Dans un premier temps, ces techniques permettront d’atteindre la neutralité carbone d’ici 2050 en compensant les émissions des industries les plus difficiles à décarboner comme l’aviation, la cimenterie ou l’aciérie.Par la suite, elles pourront s’attaquer aux stocks de CO2 accumulés dans l’atmosphère depuis des décennies.

Pour pouvoir garder le réchauffement climatique sous contrôle cela nécessite d’extraire entre 450 milliards et 1,1 billion de tonnes de C02 de l’atmosphère d’ici à 2100. Cela implique que le secteur du CDR "croisse à un rythme d’environ 30% par an sur les 30 prochaines années, un peu comme l’ont fait le solaire et l’éolien", a insisté l’un des auteurs d’un rapport publié sur le sujet, Gregory Nemet, professeur à l’université du Wisconsin-Madison.

La technologie de UCLA "entre dans la catégorie des solutions prometteuses qui pourraient être suffisamment importantes pour avoir une incidence sur le climat", selon ce dernier. Le scientifique a expliqué qu’en séquestrant le CO2 directement dans l’océan sous forme minérale, elle diffère nettement de la capture directe du CO2 dans l’air (DAC).

Cette technique-ci nécessite de trouver un site pour stocker le gaz dans le sol, un processus très complexe et onéreux. "Un gros avantage de notre procédé, c’est qu’on n’a pas besoin de pomper du CO2 dans le sol", reprend Gaurav Sant.

Le projet va être commercialisé par une start-up, Equatic, chargée de démontrer sa faisabilité à l’échelle industrielle et de vendre des crédits carbone aux entreprises souhaitant compenser leurs émissions.
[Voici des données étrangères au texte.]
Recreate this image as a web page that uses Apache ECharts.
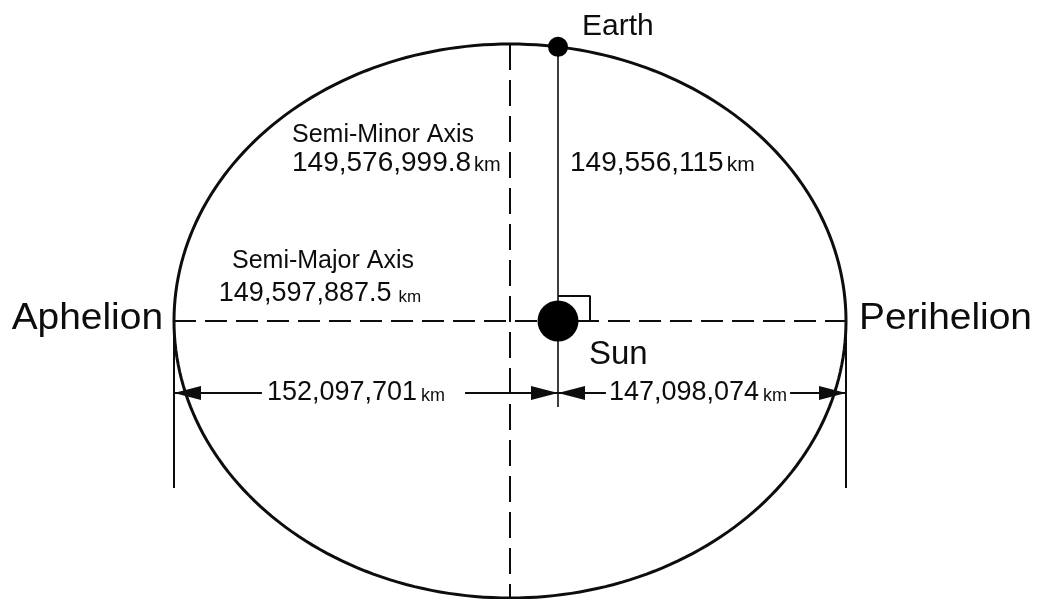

Outre la barge de Los Angeles, un bateau similaire est actuellement testé à Singapour. Les résultats des expériences des deux sites doivent permettre de concevoir des usines de plus grande capacité, pouvant "séquestrer des milliers de tonnes de CO2 par an", selon Gaurav Sant, qui espère qu’elles seront opérationnelles d’ici "18 à 24 mois".